**Task instructions**
Reproduce nothing but the lines from the start of the material through the line that includes "const yTicksIgG = [0, 20, 40, 60, 80, 100];", both ends included, and omit every picture.

**Dataset extract**
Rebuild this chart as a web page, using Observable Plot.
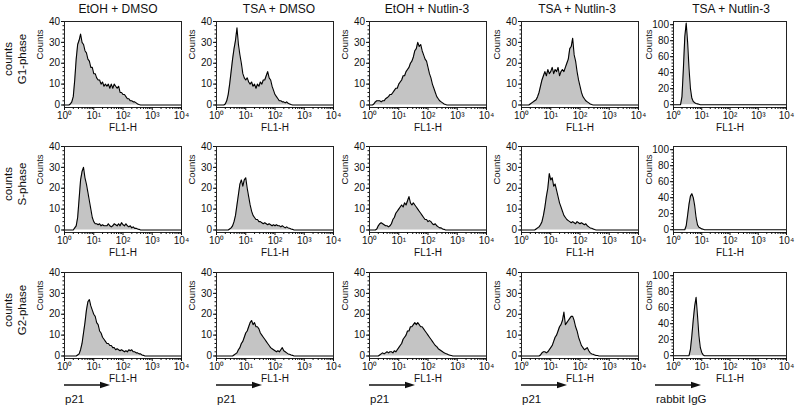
<!DOCTYPE html>
<html><head><meta charset="utf-8">
<script src="https://cdn.jsdelivr.net/npm/d3@7"></script>
<script src="https://cdn.jsdelivr.net/npm/@observablehq/plot@0.6"></script>
<style>
html,body{margin:0;padding:0;background:#fff;}
#chart{position:relative;width:796px;height:406px;overflow:hidden;font-family:"Liberation Sans",Arial,Helvetica,sans-serif;}
#chart svg{position:absolute;}
</style></head><body><div id="chart"></div>
<script>
// ---------- labels ----------
const treatments = ["EtOH + DMSO", "TSA + DMSO", "EtOH + Nutlin-3", "TSA + Nutlin-3", "TSA + Nutlin-3"];
const rowTitle = "counts";
const phases = ["G1-phase", "S-phase", "G2-phase"];
const antibodies = ["p21", "p21", "p21", "p21", "rabbit IgG"];
const xLabel = "FL1-H";
const yLabel = "Counts";
const xTickValues = [1, 10, 100, 1000, 10000];
const xTickLabels = ["10⁰", "10¹", "10²", "10³", "10⁴"];
const yTicksP21 = [0, 10, 20, 30, 40];
const yTicksIgG = [0, 20, 40, 60, 80, 100];

// ---------- histogram channels (log10 FL1-H) ----------
const logFL1 = [
  0.00,0.05,0.10,0.15,0.20,0.25,0.30,0.35,0.40,0.45,
  0.50,0.55,0.60,0.65,0.70,0.75,0.80,0.85,0.90,0.95,
  1.00,1.05,1.10,1.15,1.20,1.25,1.30,1.35,1.40,1.45,
  1.50,1.55,1.60,1.65,1.70,1.75,1.80,1.85,1.90,1.95,
  2.00,2.05,2.10,2.15,2.20,2.25,2.30,2.35,2.40,2.45,
  2.50,2.55,2.60,2.65,2.70,2.75,2.80,2.85,2.90,2.95,
  3.00,3.05,3.10,3.15,3.20,3.25,3.30,3.35,3.40,3.45,
  3.50,3.55,3.60,3.65,3.70,3.75,3.80,3.85,3.90,3.95,
  4.00];

// ---------- counts per panel ----------
// G1-phase
const g1EtohDmso = [
  0,0,0,0,0.5,1.5,4,12,22,29,
  31,34,30,29,26,25,22,21,18,18,
  15,15,13,12,12,10,11,9,10,9,
  10,8,10,8,10,9,8,9,6,6,
  5,5,4,3,3,2,2,1.5,1.5,1,
  0.5,0.2,0,0,0,0,0,0,0,0,
  0,0,0,0,0,0,0,0,0,0,
  0,0,0,0,0,0,0,0,0,0,
  0];
const g1TsaDmso = [
  0,0,0,0,0,0,0.5,2,5,10,
  16,22,27,31,37,29,24,20,15,13,
  12,13,11,10,11,9,10,8,10,9,
  11,10,12,12,14,16,13,12,9,7,
  5,4,3,2,2,1.5,1.5,1,1.5,0.8,
  0.5,0.2,0,0,0,0,0,0,0,0,
  0,0,0,0,0,0,0,0,0,0,
  0,0,0,0,0,0,0,0,0,0,
  0];
const g1EtohNutlin = [
  0,0,0,0.5,1.5,2,2,2,1.5,2,
  2,3,3.5,4,5,5,6,7,8,8,
  10,11,12,14,14,16,17,18,20,21,
  23,26,27,30,28,29,26,24,22,21,
  18,15,13,10,8,6,4,3,2,1.5,
  1,0.5,0.2,0,0,0,0,0,0,0,
  0,0,0,0,0,0,0,0,0,0,
  0,0,0,0,0,0,0,0,0,0,
  0];
const g1TsaNutlin = [
  0,0,0,0,0,0,0.5,1,1.5,2,
  2.5,4,6,9,12,14,16,14,17,15,
  16,18,15,17,16,18,14,16,17,16,
  18,20,22,27,28,32,24,21,16,12,
  9,6,4,3,2,1.5,1,0.5,0.2,0,
  0,0,0,0,0,0,0,0,0,0,
  0,0,0,0,0,0,0,0,0,0,
  0,0,0,0,0,0,0,0,0,0,
  0];
const g1IgG = [
  0,0,0,0,0,0,10,45,85,102,
  78,45,20,8,4,2.5,1.5,1,0.5,0,
  0,0,0,0,0,0,0,0,0,0,
  0,0,0,0,0,0,0,0,0,0,
  0,0,0,0,0,0,0,0,0,0,
  0,0,0,0,0,0,0,0,0,0,
  0,0,0,0,0,0,0,0,0,0,
  0,0,0,0,0,0,0,0,0,0,
  0];
// S-phase
const sEtohDmso = [
  0,0,0,0,0,0,0,1,2,6,
  15,24,28,30,25,22,18,14,10,6,
  4,3,3,2.5,3,2,2.5,2,2,2,
  3,2,1.5,2,3,2.5,2,3,2,3.5,
  2.5,2,3,2,1.5,2,1,1.5,0.8,0.8,
  0.5,0.3,0,0,0,0,0,0,0,0,
  0,0,0,0,0,0,0,0,0,0,
  0,0,0,0,0,0,0,0,0,0,
  0];
const sTsaDmso = [
  0,0,0,0,0,0,0,0,0,0.5,
  1,2,4,7,12,17,22,24,21,24,
  25,20,16,12,9,7,6,5,5,4,
  4,3.5,3,3.5,3,2.5,3,2.5,2,2.5,
  2,2.5,2,2,1.5,2,1.5,1,1.5,1,
  0.8,0.5,0.3,0,0,0,0,0,0,0,
  0,0,0,0,0,0,0,0,0,0,
  0,0,0,0,0,0,0,0,0,0,
  0];
const sEtohNutlin = [
  0,0,0,0,0,0.5,2,3,3.5,3,
  2.5,2,2,1.5,2,3,5,6,8,9,
  10,11,12,11,13,12,14,16,13,12,
  13,12,11,10,9,8,7,6,5,5,
  4,4.5,4,3,2.5,3,2,1.5,1,1,
  0.5,0.3,0,0,0,0,0,0,0,0,
  0,0,0,0,0,0,0,0,0,0,
  0,0,0,0,0,0,0,0,0,0,
  0];
const sTsaNutlin = [
  0,0,0,0,0,0,0,0,0,0,
  0.5,1,1.5,2.5,4,7,11,16,20,27,
  24,25,21,22,19,16,13,11,9,7,
  6,5,4.5,4,3.5,4,3.5,3,4,3.5,
  3,3.5,3,2.5,3,2,1.5,1,0.8,0.5,
  0.2,0,0,0,0,0,0,0,0,0,
  0,0,0,0,0,0,0,0,0,0,
  0,0,0,0,0,0,0,0,0,0,
  0];
const sIgG = [
  0,0,0,0,0,0,0,0,0,5,
  18,32,42,45,40,30,15,6,3,2,
  1,0.5,0,0,0,0,0,0,0,0,
  0,0,0,0,0,0,0,0,0,0,
  0,0,0,0,0,0,0,0,0,0,
  0,0,0,0,0,0,0,0,0,0,
  0,0,0,0,0,0,0,0,0,0,
  0,0,0,0,0,0,0,0,0,0,
  0];
// G2-phase
const g2EtohDmso = [
  0,0,0,0,0,0,0,0,0,0.5,
  1,3,6,11,16,22,26,27,24,22,
  20,19,16,15,12,11,9,8,7,6,
  6,5,5,4,4,3,3.5,3,2.5,3,
  2.5,2,2.5,2,3,2.5,3,2,2,1.5,
  1.5,1,1,0.5,0.3,0,0,0,0,0,
  0,0,0,0,0,0,0,0,0,0,
  0,0,0,0,0,0,0,0,0,0,
  0];
const g2TsaDmso = [
  0,0,0,0,0,0,0,0,0,0,
  0,0,0.5,1,1.5,3,4,6,7,9,
  11,12,14,16,17,15,16,14,14,13,
  11,10,9,8,7,6,5,4,3.5,3,
  2.5,2,2.5,2,3,4,2.5,2,1.5,1,
  0.8,0.5,0.3,0,0,0,0,0,0,0,
  0,0,0,0,0,0,0,0,0,0,
  0,0,0,0,0,0,0,0,0,0,
  0];
const g2EtohNutlin = [
  0,0,0,0,0,0,0,0.5,1,1.5,
  1,1.5,2,1.5,2,2,1.5,2.5,2,3,
  4,5,6,8,9,10,12,12,14,14,
  15,16,15,16,15,14,14,13,12,11,
  10,9,8,7,6,5,4.5,3.5,3,2.5,
  2,1.5,1.2,1,0.6,0.4,0.2,0,0,0,
  0,0,0,0,0,0,0,0,0,0,
  0,0,0,0,0,0,0,0,0,0,
  0];
const g2TsaNutlin = [
  0,0,0,0,0,0,0,0,0,0,
  0,0,0,0.5,1.5,2,2,1.5,2,3,
  4,5,7,9,10,12,14,15,17,21,
  15,16,17,18,19,19,17,14,12,9,
  7,5,4,3,3.5,4,2.5,1.5,1,0.8,
  0.5,0.3,0.2,0,0,0,0,0,0,0,
  0,0,0,0,0,0,0,0,0,0,
  0,0,0,0,0,0,0,0,0,0,
  0];
const g2IgG = [
  0,0,0,0,0,0,0,0,0,0,
  0,0,8,25,45,62,73,50,25,10,
  4,1,0,0,0,0,0,0,0,0,
  0,0,0,0,0,0,0,0,0,0,
  0,0,0,0,0,0,0,0,0,0,
  0,0,0,0,0,0,0,0,0,0,
  0,0,0,0,0,0,0,0,0,0,
  0,0,0,0,0,0,0,0,0,0,
  0];

const panels = [
  [g1EtohDmso, g1TsaDmso, g1EtohNutlin, g1TsaNutlin, g1IgG],
  [sEtohDmso, sTsaDmso, sEtohNutlin, sTsaNutlin, sIgG],
  [g2EtohDmso, g2TsaDmso, g2EtohNutlin, g2TsaNutlin, g2IgG]
];

// ---------- layout ----------
const FONT = '"Liberation Sans", Arial, Helvetica, sans-serif';
const frameLeft = [64, 216, 369, 521, 673];
const frameWidth = [117, 117, 117, 117, 113];
const frameTop = [21, 146, 272];
const FH = 86;
const ML = 46, MR = 10, MT = 4, MB = 32;
const chart = document.getElementById("chart");

const minorX = [];
for (const base of [1, 10, 100, 1000]) for (const k of [2,3,4,5,6,7,8,9]) minorX.push(k * base);

function panel(counts, isIgG, fw) {
  const rows = logFL1.map((e, i) => ({fl: Math.pow(10, e), n: counts[i]}));
  const majorY = isIgG ? yTicksIgG : yTicksP21;
  const minorY = isIgG ? d3.range(0, 101, 4) : d3.range(0, 41, 2);
  return Plot.plot({
    width: fw + ML + MR, height: FH + MT + MB,
    marginLeft: ML, marginRight: MR, marginTop: MT, marginBottom: MB,
    style: {background: "transparent", fontFamily: FONT, fontSize: "10px", color: "#111", overflow: "visible"},
    x: {type: "log", domain: [1, 10000]},
    y: {domain: isIgG ? [-3.5, 104] : [-1.2, 40]},
    marks: [
      Plot.areaY(rows, {x: "fl", y: "n", fill: "#c4c4c4"}),
      Plot.lineY(rows, {x: "fl", y: "n", stroke: "#000", strokeWidth: 1.1}),
      Plot.frame({stroke: "#222", strokeWidth: 1}),
      Plot.axisX({ticks: minorX, tickSize: 2, tickFormat: () => "", label: null}),
      Plot.axisX({ticks: xTickValues, tickSize: 3, tickPadding: 1.5, fontSize: 10,
                  tickFormat: d => xTickLabels[xTickValues.indexOf(d)], label: null}),
      Plot.axisY({ticks: minorY, tickSize: 1.5, tickFormat: () => "", label: null}),
      Plot.axisY({ticks: majorY, tickSize: 3, tickPadding: 1.5, fontSize: 10, label: null}),
      Plot.text([yLabel], {text: d => d, frameAnchor: "left", rotate: -90, dx: -25, dy: -5, fontSize: 9.5}),
      Plot.text([xLabel], {text: d => d, frameAnchor: "bottom", dy: 23, fontSize: 10})
    ]
  });
}

panels.forEach((row, r) => {
  row.forEach((counts, c) => {
    const svg = panel(counts, c === 4, frameWidth[c]);
    svg.style.left = (frameLeft[c] - ML) + "px";
    svg.style.top = (frameTop[r] - MT) + "px";
    chart.appendChild(svg);
  });
});

// ---------- overlay: titles, row labels, antibody arrows ----------
const overlay = d3.select(chart).append("svg")
  .attr("width", 796).attr("height", 406)
  .style("left", "0px").style("top", "0px")
  .style("font-family", FONT).style("pointer-events", "none");

const titleX = [118, 279, 427, 577, 731];
overlay.selectAll("text.title").data(treatments).join("text")
  .attr("class", "title")
  .attr("x", (d, i) => titleX[i]).attr("y", 12.5)
  .attr("text-anchor", "middle").attr("font-size", 12).attr("fill", "#111")
  .text(d => d);

phases.forEach((p, r) => {
  const cy = frameTop[r] + FH / 2 - 5;
  const g = overlay.append("g").attr("transform", `translate(0,${cy})`);
  g.append("text").attr("transform", "translate(12,0) rotate(-90)")
    .attr("text-anchor", "middle").attr("font-size", 11.5).attr("fill", "#111").text(rowTitle);
  g.append("text").attr("transform", "translate(25.5,0) rotate(-90)")
    .attr("text-anchor", "middle").attr("font-size", 11.5).attr("fill", "#111").text(p);
});

const arrowX = [64, 216, 369, 521, 655];
antibodies.forEach((ab, c) => {
  const x0 = arrowX[c], y0 = 385, len = 46;
  overlay.append("line").attr("x1", x0).attr("y1", y0).attr("x2", x0 + len - 7).attr("y2", y0)
    .attr("stroke", "#111").attr("stroke-width", 1.4);
  overlay.append("path")
    .attr("d", `M${x0 + len},${y0} L${x0 + len - 10},${y0 - 3.2} L${x0 + len - 10},${y0 + 3.2} Z`)
    .attr("fill", "#111");
  overlay.append("text").attr("x", x0 + 1).attr("y", 402.5)
    .attr("font-size", 11.5).attr("fill", "#111").text(ab);
});
</script>
</body></html>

**Solution to the exercise**
Rebuild this chart as a web page, using Observable Plot.
<!DOCTYPE html>
<html><head><meta charset="utf-8">
<script src="https://cdn.jsdelivr.net/npm/d3@7"></script>
<script src="https://cdn.jsdelivr.net/npm/@observablehq/plot@0.6"></script>
<style>
html,body{margin:0;padding:0;background:#fff;}
#chart{position:relative;width:796px;height:406px;overflow:hidden;font-family:"Liberation Sans",Arial,Helvetica,sans-serif;}
#chart svg{position:absolute;}
</style></head><body><div id="chart"></div>
<script>
// ---------- labels ----------
const treatments = ["EtOH + DMSO", "TSA + DMSO", "EtOH + Nutlin-3", "TSA + Nutlin-3", "TSA + Nutlin-3"];
const rowTitle = "counts";
const phases = ["G1-phase", "S-phase", "G2-phase"];
const antibodies = ["p21", "p21", "p21", "p21", "rabbit IgG"];
const xLabel = "FL1-H";
const yLabel = "Counts";
const xTickValues = [1, 10, 100, 1000, 10000];
const xTickLabels = ["10⁰", "10¹", "10²", "10³", "10⁴"];
const yTicksP21 = [0, 10, 20, 30, 40];
const yTicksIgG = [0, 20, 40, 60, 80, 100];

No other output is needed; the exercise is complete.